La décennie noire a facilité en fait la confiscation de beaucoup de biens publics au profit de personnages de l’ombre alors que la population, terrorisée par les égorgements de masse, de femmes et d’enfants en particulier, se terrait dans la peur et n’avait pas la force ou même le temps ne serait-ce que d’observer le pillage des biens publics, des machines, des usines, des équipements, des biens immobiliers. Terrorisme de masse venu donc au bon moment pour les pilleurs, les bradeurs et les destructeurs des restes de l’Etat socialiste. Terrorisme qui, comme par hasard, n’a presque jamais visé aucun Etat arabe conservateur aligné sur les puissances impérialistes malgré la masse des problèmes sociaux qu’on y rencontre4. Temmar fait partie du clan5 qui défrait les chroniques actuelles en remontant jusqu’à l’ex-ministre de l’énergie et des mines algérien, Chakib Khelil. Un clan pour lequel un journaliste algérien, Tayeb Belghiche, pose la question « Au delà même de la prédation, l’on s’interroge si cet homme et son « clan », pour reprendre les termes utilisés par Chakib Khelil, n’ont pas délibérément gangrené le pays afin de l’affaiblir et d’en faire une proie facile pour ses ennemis. Dans ce cas, on serait bel et bien dans une affaire de haute trahison planifiée et orchestrée dans d’autres officines. Car ce « clan » n’a aucune attache avec l’Algérie. D’ailleurs, Temmar criait toujours sa volonté de se faire enterrer à New York… » (El Watan 07/08/2013). Opinion qui rejoint celle sur les graves menaces extérieures pesant sur l’Algérie qu’on peut entendre aussi bien dans les milieux de la gauche sociale et anti-impérialiste algérienne, en particulier dans la bouche de Luiza Hanoune, députée et dirigeante du Parti des travailleurs, que chez des nationalistes et chez certains islamistes lucides qui ne sont pas tous passés avec armes et bagages au service des pétromonarchies corrompues et de leurs intérêts privés.

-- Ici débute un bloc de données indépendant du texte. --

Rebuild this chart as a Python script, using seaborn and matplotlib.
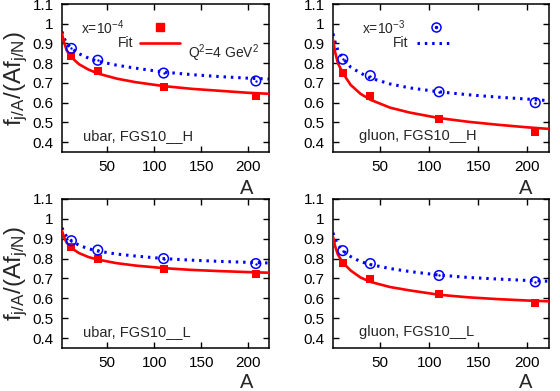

De Temmar passons aux têtes de l’affaire Sonatrach II. L’ex-ministre Khelil qui, en plus d’être citoyen algérien est aussi semble-t-il citoyen des USA, est sans conteste le grand responsable de la dilapidation du pétrole algérien. Il a même tenté avec constance jusqu’à sa chute toute récente de vendre tout le sous-sol algérien à des intérêts basés aux USA. En fuite dans sa patrie d’adoption, il est désormais l’accusé n°1 dans l’affaire Sonatrach II. Il fut inamovible pendant la décennie écoulée au cours de laquelle son arrogance à l’égard de ses collègues du gouvernement démontrait qu’il se croyait au-dessus de tout, ne devant sans doute à ses yeux rendre de compte qu’à sa seconde patrie d’outre-atlantique.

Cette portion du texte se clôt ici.